Ultimately, though, we mostly get the second of those. Bands like Coldplay, whose first few albums are interesting, in a middle-class-dinner-party kind of way, but by the fourth record had hit a point where they needed to keep making money, but maybe didn’t have the inspiration they needed to make interesting music. U2, Snow Patrol, Biffy Clyro, and sadly (from my personal view) the Foo Fighters. They churn out records, sell the merch, play the stadia around the world, but the music doesn’t move me in any way, not like their earlier stuff does.
But I don’t blame them; they’re reacting to the world we live in, making music is their career, and they’re under contract to bang out a new collection of tunes every couple of years, whether they’re inspired to or not. Having said that about the Food though, their latest album is genuinely wonderful, so it’s not all bad.
I don’t think Greenday stuck to their laurels. They were straight up punk in Dookie, but got much more pop and slow and whiny as they progressed. Wake me up when September ends.
My three favorite artists are Miles Davis, David Bowie, and Kanye West. Three artists that changed their sound every single album.
So no.
Changed vs blanded. Different is OK, boring is not. Many of my favorite bands were hardcore and then went soft, no bueno.
From my view, you are choosing to create a subset of “changed” that has no objective meaning, “blanded”. This can mean anything to anyone. Please don’t misunderstand, because there is nothing inherently wrong with doing this.
Its just that I find when I try to define what I mean in strictly objective terms, then I am able to pen a better description. It improved my communication, this may not apply to you, but its what came to mind.
More bland, less exciting. Mellowing out. Switching from hot sauce to mild sauce. Sometimes it is becoming more corporate or more palatable, losing their sharp edges.
And I assume you like your music with those edges, less corporate. That makes sense. Funny, your way of describing things reminds me of me. I have similar preferences. Have a nice day and thanks for the reply.
Do we need strictly objective terms though? Everyone understands intuitively what “blanded” means
It used to bother me a lot more when I was younger, but honestly the older I’ve gotten the more I just look at myself and how much I’ve changed from top to bottom including in a lot of cases things like my tastes in music, and I realize that you can’t just expect somebody to stay stationary in life. We’re all moving, we’re all changing, and you can’t expect a musician to only want to do the one thing for their entire career.

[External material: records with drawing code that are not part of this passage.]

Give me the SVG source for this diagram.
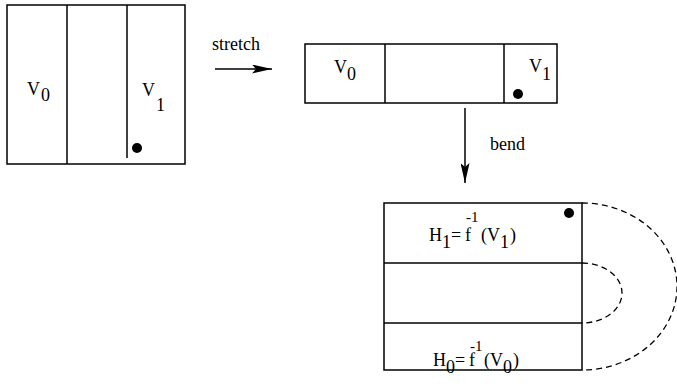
<svg xmlns="http://www.w3.org/2000/svg" width="677" height="388" viewBox="0 0 677 388">
<style>
.box{fill:none;stroke:#000;stroke-width:1.5}
.ln{stroke:#000;stroke-width:1.5;fill:none}
.dash{fill:none;stroke:#000;stroke-width:1.3;stroke-dasharray:6,4}
text{font-family:"Liberation Serif","Times New Roman",serif;fill:#000;font-size:18px}
.sup{font-size:15px}
</style>
<defs>
<marker id="ah" markerWidth="20" markerHeight="9" refX="20" refY="4.5" orient="auto" markerUnits="userSpaceOnUse">
<path d="M0,0 L20,4.5 L0,9 L4,4.5 Z" fill="#000"/>
</marker>
</defs>
<g id="square">
<rect class="box" x="7" y="5" width="178" height="159"/>
<line class="ln" x1="67" y1="5" x2="67" y2="164"/>
<line class="ln" x1="127" y1="5" x2="127" y2="158"/>
<circle cx="137" cy="148" r="5" fill="#000"/>
<text x="27" y="95">V</text><text x="41" y="101">0</text>
<text x="142" y="96">V</text><text x="156" y="111">1</text>
</g>
<g id="strip">
<rect class="box" x="305" y="44" width="252" height="59"/>
<line class="ln" x1="385" y1="44" x2="385" y2="103"/>
<line class="ln" x1="504" y1="44" x2="504" y2="103"/>
<circle cx="518" cy="94" r="5" fill="#000"/>
<text x="334" y="73">V</text><text x="347" y="80">0</text>
<text x="529" y="72">V</text><text x="542" y="80">1</text>
</g>
<g id="bent">
<rect class="box" x="384" y="203" width="198" height="167"/>
<line class="ln" x1="384" y1="263" x2="582" y2="263"/>
<line class="ln" x1="384" y1="323" x2="582" y2="323"/>
<circle cx="569" cy="213" r="5" fill="#000"/>
<text x="429" y="241">H</text><text x="442" y="248">1</text><text x="451" y="241">=</text><text x="465" y="241">f</text><text class="sup" x="466" y="222">-1</text><text x="481" y="241">(</text><text x="487" y="241">V</text><text x="500" y="248">1</text><text x="510" y="241">)</text>
<text x="433" y="366">H</text><text x="446" y="373">0</text><text x="455" y="366">=</text><text x="469" y="366">f</text><text class="sup" x="470" y="351">-1</text><text x="484" y="366">(</text><text x="490" y="366">V</text><text x="503" y="373">0</text><text x="513" y="366">)</text>
</g>
<g id="connectors">
<line class="ln" x1="215" y1="69" x2="272" y2="69" marker-end="url(#ah)"/>
<text x="212" y="50">stretch</text>
<line class="ln" x1="465" y1="108" x2="465" y2="183" marker-end="url(#ah)"/>
<text x="490" y="150">bend</text>
<path class="dash" d="M582,203 A95,83.5 0 0 1 582,370"/>
<path class="dash" d="M582,263 A40,30 0 0 1 582,323"/>
</g>
</svg>
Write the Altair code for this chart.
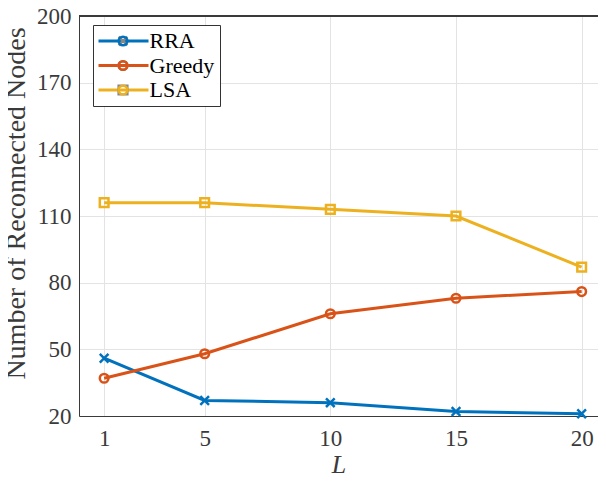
import altair as alt
import pandas as pd

x_vals = [1, 5, 10, 15, 20]
series_names = ["RRA", "Greedy", "LSA"]
rra = [46, 27, 26, 22, 21]
greedy = [37, 48, 66, 73, 76]
lsa = [116, 116, 113, 110, 87]
colors = ["#0072BD", "#D95319", "#EDB120"]
x_ticks = [1, 5, 10, 15, 20]
y_ticks = [20, 50, 80, 110, 140, 170, 200]

rows = []
for name, vals in zip(series_names, [rra, greedy, lsa]):
    for xv, yv in zip(x_vals, vals):
        rows.append({"L": xv, "value": yv, "series": name, "series2": name})
df = pd.DataFrame(rows)

FONT = "Liberation Serif"
TXT = "#3a3a3a"
shape_range = ["M-1,-1L1,1M-1,1L1,-1", "circle", "square"]

xenc = alt.X("L:Q", scale=alt.Scale(domain=[0, 20.65], nice=False, zero=False),
             axis=alt.Axis(values=x_ticks, title="L", titleFontStyle="italic",
                           titleFont=FONT, labelFont=FONT,
                           titleFontSize=26, titleFontWeight="normal",
                           labelFontSize=23, labelPadding=11, titlePadding=1,
                           labelColor=TXT, titleColor=TXT,
                           ticks=False, grid=True, labelFlush=False))
yenc = alt.Y("value:Q", scale=alt.Scale(domain=[20, 200], nice=False, zero=False),
             axis=alt.Axis(values=y_ticks, title="Number of Reconnected Nodes",
                           titleFont=FONT, labelFont=FONT,
                           titleFontSize=28, titleFontWeight="normal",
                           labelFontSize=23, labelPadding=8, titlePadding=6,
                           titleY=187,
                           labelColor=TXT, titleColor=TXT,
                           ticks=False, grid=True, labelFlush=False))

lines = alt.Chart(df).mark_line(strokeWidth=3).encode(
    x=xenc, y=yenc,
    color=alt.Color("series:N", sort=series_names,
                    scale=alt.Scale(range=colors),
                    legend=alt.Legend(title=None, orient="none", legendX=14, legendY=9,
                                      symbolType="M-5,0L5,0", symbolSize=100,
                                      symbolOffset=14.5,
                                      symbolStrokeWidth=3, labelFontSize=22,
                                      labelFont=FONT, labelColor="#000000",
                                      padding=5, rowPadding=2.5, labelOffset=15,
                                      fillColor="#ffffff", strokeColor="#333333")),
)

shape_legend = alt.Legend(title=None, orient="none", legendX=28, legendY=9,
                          symbolSize=75, symbolStrokeWidth=2.5,
                          labelFontSize=22, labelFont=FONT,
                          labelOpacity=0, padding=5, rowPadding=2.5,
                          labelOffset=2)

points = alt.Chart(df).mark_point(filled=False, size=75, strokeWidth=2.5, opacity=1).encode(
    x=xenc, y=yenc,
    stroke=alt.Stroke("series2:N", sort=series_names,
                      scale=alt.Scale(range=colors), legend=shape_legend),
    shape=alt.Shape("series2:N", sort=series_names,
                    scale=alt.Scale(range=shape_range), legend=shape_legend),
)

top_line = alt.Chart(df).mark_rule(color="#3a3a3a", strokeWidth=1).encode(
    y=alt.datum(200)
)

chart = alt.layer(lines, points, top_line).properties(
    width=519, height=400,
    autosize=alt.AutoSizeParams(type="none"),
    padding={"left": 71, "top": 8, "right": 0, "bottom": 58},
).configure(background="white", font=FONT).configure_axis(
    labelFont=FONT, titleFont=FONT,
    domainColor="#3a3a3a", domainWidth=1, gridColor="#e3e3e3", gridWidth=1,
).configure_view(strokeWidth=0)

chart.save("out.html", embed_options={"renderer": "svg", "actions": False})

So ultimately, yeah it can bum me out when a band changes their sound in a way that I don’t enjoy, but I’m just thankful that for the moments it did we had a special connection and leave open the door that maybe down the road I will appreciate the new stuff more than I initially did.
I stopped bothering about it. I’m thankful for the albums that the band released when the style fit my taste and I keep listening to these albums. Let the musicians do what they want. Even if it seems bland, maybe it’s what they really want to do.
This is where I am with 65daysofstatic. I’ll always have the records up to Wild Light, and I’ll always love them, and while replicr, 2019 is too ambient and experimental for my tastes, I love that they’re doing what they find interesting and fun.
Kinda the same with John K. Samson, in that as much as I want him to make more music, to reform The Weakerthans and tell more stories, I respect that he’s moved on from it for now. All of his records are still there to be heard, there just probably won’t be any new ones.